BDA is working swiftly to follow-up with SEC Chairman Clayton and his fellow commissioners regarding our January 17 SEC fly-in which focused on retail confirmation markup disclosures. BDA became aware in late 2017 that the chairman and commissioners were frustrated with industry calls for a flat delay of the rule, and quickly acted to set up BDA member meetings to best express our concerns to the chair and commissioners in-person.
During our meeting, Mr. Clayton candidly expressed to us that he feels if a flat delay is given, vendors will not use that time to work on solutions. He also expressed concern that one delay might lead to several more requests for delay down the road. Chairman Clayton requested that BDA provide the SEC with a business plan/timeline approach, as he has not been satisfied with previous approaches that simply requested a delay in implementation of the rule.
Per our discussion with Mr. Clayton, as well as Commissioner Stein, and senior staff to Commissioner Piwowar, BDA’s working group left these meetings feeling that the best approach moving forward is a request for a transition period without formal extension of the effective date – but with a delay of enforcement provided industry can show they are actively working on solutions.

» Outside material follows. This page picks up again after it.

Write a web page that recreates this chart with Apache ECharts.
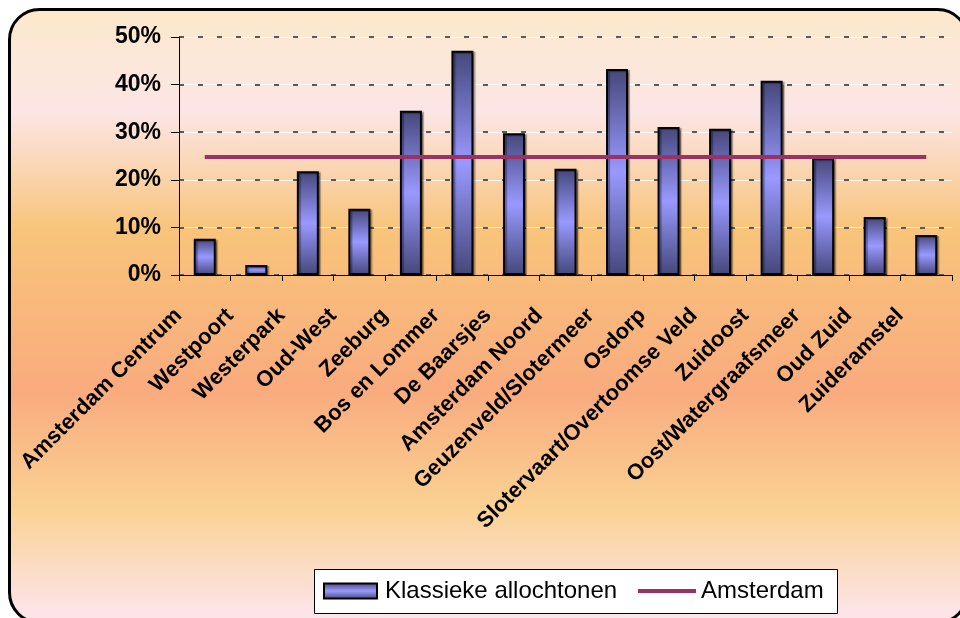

BDA’s working group is drafting a letter we hope to send early next week. The letter will lay out specific, concrete impacts that the approaching retail confirmation rule is having on BDA member firms; and lay out BDA suggestions on a business plan approach/timeline of enforcement — per the Chairman’s request. The letter will take into account vendor timelines, system integration, testing and other technical aspects. BDA’s suggestion will be enforcement by the end of 2018 – about 7 months after the rule’s effective date of May 14, 2018. The letter will also make it very clear that it would be incredibly disruptive to the retail market and consumers if confirms were to go out with inaccurate information.